Recently, memories of France often appear unbidden, at unpredictable moments. They arrive as palpable, vibrant images, frozen in place, just an instant. Their startling vividness often triggers thoughts about the time and space around them.
In France it is easy to find fresh, local, delicious, inexpensive food. Traveling by bike, it is easy to eat huge quantities of that food: the calories disappear in mile after mile of riding through an ancient history, a culture profoundly embedded in a specific place. The food varies somewhat from valley to valley, varies more from region to region. The cheese differs, made by different farms, the fruit ripens earlier, or later. The ham is a bit more moist, or a bit more savory. No wonder so many of my memories involve lunches.
I never preplan the day’s lunch, but let the demands of the ride determine it. Often, lunchtime finds me at a bistro or cafe, sitting outside, watching the world around me. If the day is chilly, damp, or my ride particularly long, sometimes I enjoy a traditional, large, French lunch. There have been stews, omelettes, soups, many composed salads, occasionally a small steak. Often, especially when my loaded bike is nearby, someone will strike up a conversation. Bikes are like that, something like the way small dogs on laps, or leashes, trigger conversations.

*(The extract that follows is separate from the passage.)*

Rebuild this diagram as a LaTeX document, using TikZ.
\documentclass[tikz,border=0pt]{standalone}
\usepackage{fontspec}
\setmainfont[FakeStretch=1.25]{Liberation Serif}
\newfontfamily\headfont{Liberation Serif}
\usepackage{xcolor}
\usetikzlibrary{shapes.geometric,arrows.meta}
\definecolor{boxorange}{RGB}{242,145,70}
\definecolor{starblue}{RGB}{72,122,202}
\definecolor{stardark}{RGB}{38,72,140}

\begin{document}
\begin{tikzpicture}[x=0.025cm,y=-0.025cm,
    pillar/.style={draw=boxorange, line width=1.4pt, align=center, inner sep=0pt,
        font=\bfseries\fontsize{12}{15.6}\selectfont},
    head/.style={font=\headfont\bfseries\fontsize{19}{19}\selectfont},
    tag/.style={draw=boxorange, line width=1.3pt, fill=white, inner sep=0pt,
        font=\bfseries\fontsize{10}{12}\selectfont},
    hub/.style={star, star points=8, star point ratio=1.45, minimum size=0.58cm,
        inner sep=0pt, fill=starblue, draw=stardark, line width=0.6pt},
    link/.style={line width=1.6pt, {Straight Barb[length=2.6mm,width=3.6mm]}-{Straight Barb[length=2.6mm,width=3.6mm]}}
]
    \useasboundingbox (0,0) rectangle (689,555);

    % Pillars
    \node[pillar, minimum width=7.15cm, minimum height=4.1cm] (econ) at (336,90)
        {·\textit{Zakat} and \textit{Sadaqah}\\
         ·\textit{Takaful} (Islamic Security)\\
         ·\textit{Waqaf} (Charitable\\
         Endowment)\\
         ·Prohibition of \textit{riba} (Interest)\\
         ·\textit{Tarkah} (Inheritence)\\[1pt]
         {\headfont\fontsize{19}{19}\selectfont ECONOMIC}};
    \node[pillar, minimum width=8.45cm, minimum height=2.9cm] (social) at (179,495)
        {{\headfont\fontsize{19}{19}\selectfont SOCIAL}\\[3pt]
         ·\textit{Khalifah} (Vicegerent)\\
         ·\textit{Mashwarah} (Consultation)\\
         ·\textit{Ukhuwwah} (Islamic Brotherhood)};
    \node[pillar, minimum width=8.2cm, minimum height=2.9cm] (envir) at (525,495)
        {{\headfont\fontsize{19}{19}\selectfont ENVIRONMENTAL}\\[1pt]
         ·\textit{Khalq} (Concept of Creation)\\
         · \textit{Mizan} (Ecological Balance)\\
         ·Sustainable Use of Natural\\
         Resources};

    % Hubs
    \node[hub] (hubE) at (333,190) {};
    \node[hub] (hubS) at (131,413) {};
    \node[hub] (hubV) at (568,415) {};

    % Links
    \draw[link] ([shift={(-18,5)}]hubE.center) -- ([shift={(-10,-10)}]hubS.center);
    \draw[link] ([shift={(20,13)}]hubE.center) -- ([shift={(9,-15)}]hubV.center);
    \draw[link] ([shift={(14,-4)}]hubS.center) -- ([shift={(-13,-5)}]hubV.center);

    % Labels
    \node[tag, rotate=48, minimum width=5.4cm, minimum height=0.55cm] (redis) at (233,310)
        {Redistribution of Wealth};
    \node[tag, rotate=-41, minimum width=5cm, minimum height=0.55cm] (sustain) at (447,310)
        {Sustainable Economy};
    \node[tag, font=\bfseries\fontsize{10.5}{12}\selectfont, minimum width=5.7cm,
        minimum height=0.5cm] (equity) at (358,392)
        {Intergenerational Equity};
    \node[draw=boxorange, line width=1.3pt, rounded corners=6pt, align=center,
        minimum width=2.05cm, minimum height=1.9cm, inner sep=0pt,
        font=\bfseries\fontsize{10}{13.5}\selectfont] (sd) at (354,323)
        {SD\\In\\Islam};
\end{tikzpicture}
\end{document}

Frequently though, I buy the elements of lunch at a market in a town I’m passing through, or in village shops. Savory pastries, yogurt, hams, always cheese, fruit, vegetables, always bread. Sometimes I eat on a bench or table in town, sometimes on the side of a road, or a riverbank. I believe I remember the location of every lunch I’ve eaten over the course of five bike tours, and will never forget the abundant cherries, ripe apricots, little goat cheeses. Lunches are part of the adventure, and benefit from minimal planning and maximium flexibility. I carry with me a sharp knife, dishtowel, tiny cutting board, salt and pepper.
This lunch, the memory that sparked this story, was eaten when spread out on a public table, located at the bend of a small road, in a small park in Ferrières, at the base of a big climb. The base of a serious climb. A climb made famous by the Tour de France. A climb that I believed would be qualitatively harder than any I had previously attempted. My lunch was simple: some excellent, dried ham, and cheese. A good, chewy, local baguette. Chocolate. Fruit, that day peaches from France and bananas from elsewhere. I remember specifically that day’s dry ham, which was completely different from the strong, tough, almost unchewable country version I had the day before. The village park provided a fountain of eau potable, or drinking water. Cold and fresh. The memory of that lunch brought back with it the rest of my day.

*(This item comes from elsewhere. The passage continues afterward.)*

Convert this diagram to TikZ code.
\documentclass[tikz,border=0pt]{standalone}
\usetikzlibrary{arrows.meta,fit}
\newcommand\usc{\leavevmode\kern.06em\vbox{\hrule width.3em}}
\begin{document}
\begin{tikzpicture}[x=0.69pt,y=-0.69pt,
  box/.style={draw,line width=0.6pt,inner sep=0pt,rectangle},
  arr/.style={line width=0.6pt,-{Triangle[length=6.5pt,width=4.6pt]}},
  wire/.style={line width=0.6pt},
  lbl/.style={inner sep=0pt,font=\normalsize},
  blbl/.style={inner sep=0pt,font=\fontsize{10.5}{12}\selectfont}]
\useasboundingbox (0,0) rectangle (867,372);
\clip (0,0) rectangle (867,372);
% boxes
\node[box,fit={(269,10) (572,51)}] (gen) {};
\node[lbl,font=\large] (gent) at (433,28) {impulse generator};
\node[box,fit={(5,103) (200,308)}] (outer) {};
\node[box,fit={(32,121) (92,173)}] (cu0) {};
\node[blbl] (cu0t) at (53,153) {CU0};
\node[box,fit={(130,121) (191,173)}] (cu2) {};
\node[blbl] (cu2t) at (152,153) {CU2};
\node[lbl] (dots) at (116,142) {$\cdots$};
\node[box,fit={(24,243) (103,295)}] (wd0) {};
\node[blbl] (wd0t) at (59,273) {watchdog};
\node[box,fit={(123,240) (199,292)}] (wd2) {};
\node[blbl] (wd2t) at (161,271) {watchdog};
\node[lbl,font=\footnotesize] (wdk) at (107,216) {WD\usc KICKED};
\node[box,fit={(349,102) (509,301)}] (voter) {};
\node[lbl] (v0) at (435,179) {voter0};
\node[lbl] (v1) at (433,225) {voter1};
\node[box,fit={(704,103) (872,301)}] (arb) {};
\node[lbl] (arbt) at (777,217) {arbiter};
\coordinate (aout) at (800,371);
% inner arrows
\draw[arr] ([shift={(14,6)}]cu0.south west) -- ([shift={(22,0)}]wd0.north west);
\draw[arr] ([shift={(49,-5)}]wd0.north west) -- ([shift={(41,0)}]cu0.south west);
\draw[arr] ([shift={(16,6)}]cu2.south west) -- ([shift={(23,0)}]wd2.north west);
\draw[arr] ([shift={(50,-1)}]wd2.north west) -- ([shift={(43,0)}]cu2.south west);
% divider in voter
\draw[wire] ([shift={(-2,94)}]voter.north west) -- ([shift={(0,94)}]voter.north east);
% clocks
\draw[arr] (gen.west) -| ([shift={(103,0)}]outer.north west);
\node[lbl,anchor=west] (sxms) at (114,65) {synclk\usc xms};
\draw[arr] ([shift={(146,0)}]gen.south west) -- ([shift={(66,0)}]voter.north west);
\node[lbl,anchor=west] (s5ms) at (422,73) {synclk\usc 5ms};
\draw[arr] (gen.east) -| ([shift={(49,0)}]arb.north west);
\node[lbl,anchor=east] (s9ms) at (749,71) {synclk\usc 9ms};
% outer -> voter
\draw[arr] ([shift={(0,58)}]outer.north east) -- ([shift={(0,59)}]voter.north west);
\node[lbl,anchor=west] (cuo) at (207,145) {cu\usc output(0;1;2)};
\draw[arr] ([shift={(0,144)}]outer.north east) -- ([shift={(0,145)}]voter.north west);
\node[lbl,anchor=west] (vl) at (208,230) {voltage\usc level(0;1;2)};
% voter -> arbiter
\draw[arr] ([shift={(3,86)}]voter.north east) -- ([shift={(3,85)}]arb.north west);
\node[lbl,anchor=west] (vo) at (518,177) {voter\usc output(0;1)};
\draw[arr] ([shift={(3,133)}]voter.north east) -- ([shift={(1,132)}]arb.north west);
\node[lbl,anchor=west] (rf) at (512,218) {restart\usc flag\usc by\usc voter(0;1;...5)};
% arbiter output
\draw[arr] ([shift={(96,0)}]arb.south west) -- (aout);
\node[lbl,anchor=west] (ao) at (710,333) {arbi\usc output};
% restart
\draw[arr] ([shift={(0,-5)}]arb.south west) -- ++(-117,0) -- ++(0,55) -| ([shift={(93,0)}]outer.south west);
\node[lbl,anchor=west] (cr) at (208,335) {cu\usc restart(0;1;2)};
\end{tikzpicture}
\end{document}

Across the tiny road from my lunch table, the hillside rose steeply behind the church. It was the side of the valley, not the route up to the pass, and it was very steep. Just below me, a field, not too large, where three people were threshing the grain. I didn’t know what the grain was. The sun felt good on my face, the stop felt good on my legs. It was comfortably warm. Lunch was delicious and I took my time with it.

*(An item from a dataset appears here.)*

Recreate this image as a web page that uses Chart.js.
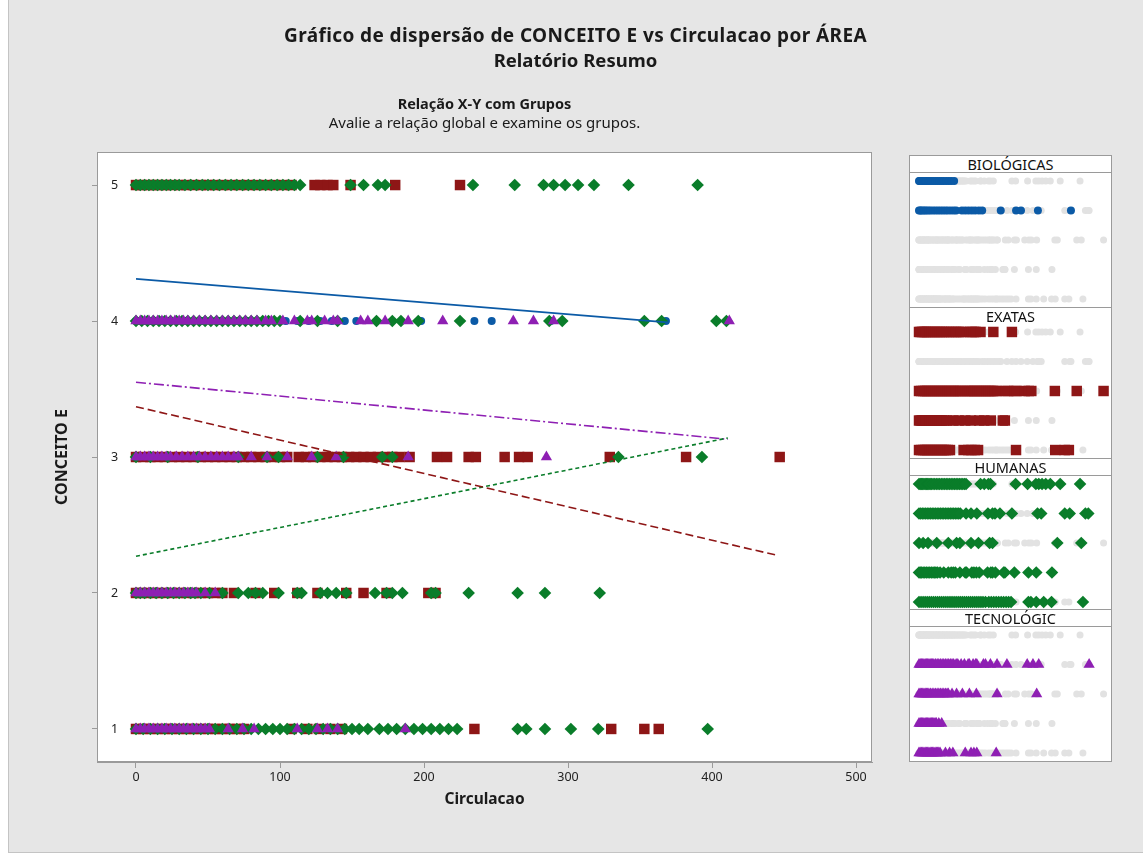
<!DOCTYPE html>
<html>
<head>
<meta charset="utf-8">
<script src="https://cdn.jsdelivr.net/npm/chart.js@4.4.1/dist/chart.umd.min.js"></script>
<style>
  body { margin: 0; background: #fff; font-family: "Noto Sans", sans-serif; }
  #page { position: absolute; left: 8px; top: 0; width: 1134px; height: 852px; background: #e6e6e6;
          border-left: 1px solid #c4c4c4; border-bottom: 1px solid #c4c4c4; }
  .txt { position: absolute; white-space: nowrap; text-align: center; color: #1a1a1a; z-index: 2; }
  #main { position: absolute; left: 0; top: 0; }
  #panels { position: absolute; left: 909px; top: 155px; width: 201px; height: 605px;
            background: #fff; border: 1px solid #9a9a9a; }
  .head { position: absolute; left: 0; width: 201px; height: 16px; line-height: 16px; font-size: 14.5px;
          text-align: center; color: #111; border-bottom: 1px solid #9a9a9a; border-top: 1px solid #9a9a9a; }
  .head.first { border-top: none; }
  .pc { position: absolute; left: 0; }
</style>
</head>
<body>
<div id="page"></div>
<div class="txt" style="left:0;width:1151px;top:22px;line-height:26px;font-size:19px;letter-spacing:0.4px;font-weight:bold;">Gráfico de dispersão de CONCEITO E vs Circulacao por ÁREA</div>
<div class="txt" style="left:0;width:1151px;top:47px;line-height:26px;font-size:18.5px;font-weight:bold;">Relatório Resumo</div>
<div class="txt" style="left:0;width:969px;top:93px;line-height:20px;font-size:14.5px;font-weight:bold;">Relação X-Y com Grupos</div>
<div class="txt" style="left:0;width:969px;top:112px;line-height:20px;font-size:15px;">Avalie a relação global e examine os grupos.</div>

<canvas id="main" width="900" height="854"></canvas>

<div id="panels">
  <div class="head first" style="top:0;">BIOLÓGICAS</div>
  <canvas class="pc" id="p0" width="201" height="134" style="top:17px;"></canvas>
  <div class="head" style="top:151px;">EXATAS</div>
  <canvas class="pc" id="p1" width="201" height="134" style="top:168px;"></canvas>
  <div class="head" style="top:302px;">HUMANAS</div>
  <canvas class="pc" id="p2" width="201" height="134" style="top:320px;"></canvas>
  <div class="head" style="top:453px;">TECNOLÓGIC</div>
  <canvas class="pc" id="p3" width="201" height="134" style="top:471px;"></canvas>
</div>

<script>
const yTicks = [1, 2, 3, 4, 5];
const xTicks = [0, 100, 200, 300, 400, 500];
const areas = ['BIOLÓGICAS', 'EXATAS', 'HUMANAS', 'TECNOLÓGIC'];

// Circulacao values for each ÁREA and CONCEITO E level
const bio5 = [0, 2, 4, 6, 9, 12, 15, 18, 22, 26, 30, 35, 40, 45, 50, 55, 60, 66, 72, 78, 85];
const bio4 = [0, 3, 6, 10, 14, 18, 23, 28, 34, 40, 46, 52, 58, 64, 70, 77, 84, 90, 104, 112, 120, 128, 136, 145, 153, 198, 235, 247, 288, 368];

const exa5 = [0, 4, 8, 12, 16, 20, 25, 30, 35, 40, 45, 50, 55, 60, 66, 72, 78, 84, 90, 96, 102, 108, 124, 128, 133, 137, 149, 180, 225];
const exa3 = [0, 5, 10, 15, 20, 25, 30, 35, 40, 45, 50, 55, 60, 65, 70, 75, 80, 85, 90, 95, 100, 105, 113, 118, 123, 128, 133, 138, 143, 148, 153, 158, 163, 168, 173, 178, 183, 190, 209, 216, 231, 236, 256, 266, 272, 329, 382, 447];
const exa2 = [0, 4, 8, 12, 16, 20, 25, 30, 35, 40, 45, 50, 55, 60, 68, 83, 96, 112, 126, 146, 158, 174, 203, 208];
const exa1 = [0, 5, 10, 15, 20, 25, 30, 35, 40, 45, 50, 55, 60, 65, 70, 75, 108, 119, 127, 135, 143, 235, 330, 353, 363];

const hum5 = [0, 3, 6, 9, 12, 15, 18, 21, 24, 27, 30, 34, 38, 42, 46, 50, 54, 58, 62, 66, 70, 74, 78, 82, 86, 90, 94, 98, 102, 106, 110, 114, 149, 158, 168, 173, 234, 263, 283, 290, 298, 307, 318, 342, 390];
const hum4 = [0, 4, 8, 12, 16, 20, 24, 28, 32, 36, 40, 44, 48, 52, 56, 60, 64, 68, 72, 76, 80, 84, 88, 92, 96, 100, 114, 126, 140, 167, 178, 184, 196, 225, 287, 296, 353, 365, 403, 410];
const hum3 = [0, 10, 22, 43, 71, 91, 99, 126, 144, 171, 178, 335, 393];
const hum2 = [0, 3, 6, 10, 14, 18, 22, 26, 30, 34, 38, 41, 45, 51, 60, 71, 78, 83, 88, 99, 112, 115, 128, 133, 139, 146, 166, 174, 178, 185, 205, 208, 231, 265, 284, 322];
const hum1 = [0, 5, 10, 15, 20, 25, 30, 35, 40, 45, 50, 55, 60, 65, 70, 75, 80, 85, 90, 95, 100, 105, 110, 115, 120, 125, 130, 135, 140, 145, 150, 155, 161, 169, 175, 181, 187, 193, 199, 205, 211, 217, 223, 265, 271, 284, 302, 321, 397];

const tec4 = [0, 3, 6, 9, 12, 15, 18, 21, 24, 27, 30, 33, 36, 40, 44, 48, 52, 56, 60, 64, 68, 72, 76, 80, 84, 90, 94, 102, 110, 119, 122, 131, 137, 140, 156, 161, 173, 189, 213, 262, 276, 290, 412];
const tec3 = [0, 3, 6, 9, 12, 15, 18, 21, 24, 28, 32, 36, 40, 44, 48, 52, 56, 60, 64, 68, 71, 80, 91, 105, 122, 139, 189, 285];
const tec2 = [0, 3, 6, 9, 12, 15, 18, 21, 24, 27, 30, 33, 36, 39, 42, 48, 55];
const tec1 = [0, 3, 6, 9, 12, 15, 18, 21, 24, 27, 30, 33, 36, 39, 42, 45, 48, 51, 64, 74, 82, 112, 126, 133, 140, 187];

// fitted lines (end points)
const bioFitX = [0, 369], bioFitY = [4.31, 3.99];
const exaFitX = [0, 444], exaFitY = [3.37, 2.28];
const humFitX = [0, 411], humFitY = [2.27, 3.14];
const tecFitX = [0, 411], tecFitY = [3.55, 3.13];

function pts(xs, y) { return xs.map(x => ({ x: x, y: y })); }
function line(xs, ys) { return xs.map((x, i) => ({ x: x, y: ys[i] })); }

const groupPts = [
    [].concat(pts(bio5, 5), pts(bio4, 4)),
    [].concat(pts(exa5, 5), pts(exa3, 3), pts(exa2, 2), pts(exa1, 1)),
    [].concat(pts(hum5, 5), pts(hum4, 4), pts(hum3, 3), pts(hum2, 2), pts(hum1, 1)),
    [].concat(pts(tec4, 4), pts(tec3, 3), pts(tec2, 2), pts(tec1, 1))
];
const fits = [line(bioFitX, bioFitY), line(exaFitX, exaFitY), line(humFitX, humFitY), line(tecFitX, tecFitY)];

const styles = [
    { color: '#0b5aa6', pointStyle: 'circle', radius: 4, dash: [] },
    { color: '#8e1616', pointStyle: 'rect', radius: 7.4, dash: [8, 4] },
    { color: '#0a7d2a', pointStyle: 'rectRot', radius: 6.3, dash: [4, 3] },
    { color: '#8e1fb3', pointStyle: 'triangle', radius: 6.5, dash: [10, 3, 2, 3] }
];

Chart.defaults.font.family = '"Noto Sans", sans-serif';
Chart.defaults.color = '#222';

const framePlugin = {
    id: 'frame',
    beforeDraw(chart) {
        const a = chart.chartArea, ctx = chart.ctx;
        ctx.save();
        ctx.fillStyle = '#fff';
        ctx.fillRect(a.left, a.top, a.right - a.left, a.bottom - a.top);
        ctx.restore();
    },
    afterDraw(chart, args, opts) {
        if (!opts.stroke) return;
        const a = chart.chartArea, ctx = chart.ctx;
        ctx.save();
        ctx.strokeStyle = '#9a9a9a';
        ctx.lineWidth = 1;
        ctx.strokeRect(a.left + 0.5, a.top + 0.5, a.right - a.left - 1, a.bottom - a.top - 1);
        ctx.restore();
    }
};

function markerSet(i, data, order) {
    const s = styles[i];
    return {
        label: areas[i], data: data, order: order,
        pointStyle: s.pointStyle, pointRadius: s.radius,
        backgroundColor: s.color, borderColor: s.color, borderWidth: 0
    };
}

// main scatter
const mainSets = [];
for (let i = 0; i < 4; i++) {
    mainSets.push(markerSet(i, groupPts[i], 4 - i + 1));
    mainSets.push({
        label: areas[i] + ' ajuste', data: fits[i], order: 0, showLine: true,
        pointRadius: 0, borderColor: styles[i].color, borderWidth: 1.6,
        borderDash: styles[i].dash, fill: false
    });
}

new Chart(document.getElementById('main').getContext('2d'), {
    type: 'scatter',
    data: { datasets: mainSets },
    options: {
        responsive: false, animation: false, devicePixelRatio: 1,
        layout: { autoPadding: false, padding: { left: 0, top: 152, right: 28, bottom: 0 } },
        plugins: { legend: { display: false }, tooltip: { enabled: false }, frame: { stroke: true } },
        scales: {
            x: {
                type: 'linear', min: -27.08, max: 511.1,
                afterBuildTicks: s => { s.ticks = xTicks.map(v => ({ value: v })); },
                afterFit: s => { s.height = 92; },
                ticks: { padding: 2, font: { size: 12.5 } },
                grid: { drawOnChartArea: false, tickLength: 6, color: '#9a9a9a' },
                border: { color: '#9a9a9a' },
                title: { display: true, text: 'Circulacao', color: '#1a1a1a',
                         font: { size: 15.5, weight: 'bold' }, padding: { top: 0, bottom: 45 } }
            },
            y: {
                type: 'linear', min: 0.757, max: 5.243,
                afterBuildTicks: s => { s.ticks = yTicks.map(v => ({ value: v })); },
                afterFit: s => { s.width = 97; },
                ticks: { mirror: true, padding: 14, font: { size: 12.5 } },
                grid: { drawOnChartArea: false, tickLength: 5, color: '#9a9a9a' },
                border: { color: '#9a9a9a' },
                title: { display: true, text: 'CONCEITO E', color: '#1a1a1a',
                         font: { size: 16, weight: 'bold' }, padding: { top: 53, bottom: 0 } }
            }
        }
    },
    plugins: [framePlugin]
});

// small panels: every point in grey, the area's points in colour
const allPts = [].concat(groupPts[0], groupPts[1], groupPts[2], groupPts[3]);
for (let i = 0; i < 4; i++) {
    new Chart(document.getElementById('p' + i).getContext('2d'), {
        type: 'scatter',
        data: {
            datasets: [
                markerSet(i, groupPts[i], 0),
                { label: 'todos', data: allPts, order: 1, pointStyle: 'circle', pointRadius: 3.5,
                  backgroundColor: '#e2e2e2', borderWidth: 0 }
            ]
        },
        options: {
            responsive: false, animation: false, devicePixelRatio: 1,
            layout: { autoPadding: false, padding: 0 },
            plugins: { legend: { display: false }, tooltip: { enabled: false }, frame: { stroke: false } },
            scales: {
                x: { type: 'linear', display: false, min: -21.8, max: 465 },
                y: { type: 'linear', display: false, min: 0.73, max: 5.27 }
            }
        },
        plugins: [framePlugin]
    });
}
</script>
</body>
</html>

That day I was riding from Bielle to St. Savin, enroute, solo, from the Atlantic to the Mediterranean. Earlier in the day I had changed my day’s ride, something I do from time to time when traveling by bicycle. I had been in the Pyrenees for nearly a week, making a meandering tour out of it, investigating tiny little roads, towns, museums, historical sites. On that trip, in 2011, I was not confident of my climbing skills, though I had just two days before successfully, and very happily, climbed the west side of Col de Marie Blanc. That climb, like the climb to come after lunch, was made famous by the Tour de France. Reaching the top of the pass, or col, was an absolutely great feeling, a rush of achievement and satisfaction. Knowing that the west approach, the one I climbed, is considered the easier ascent didn’t diminish my sense of accomplishment. At 62, I was no spring chicken, my bike was loaded with two panniers and a hefty handlebar bag. Everything I needed for a 3-week solo tour I carried with me.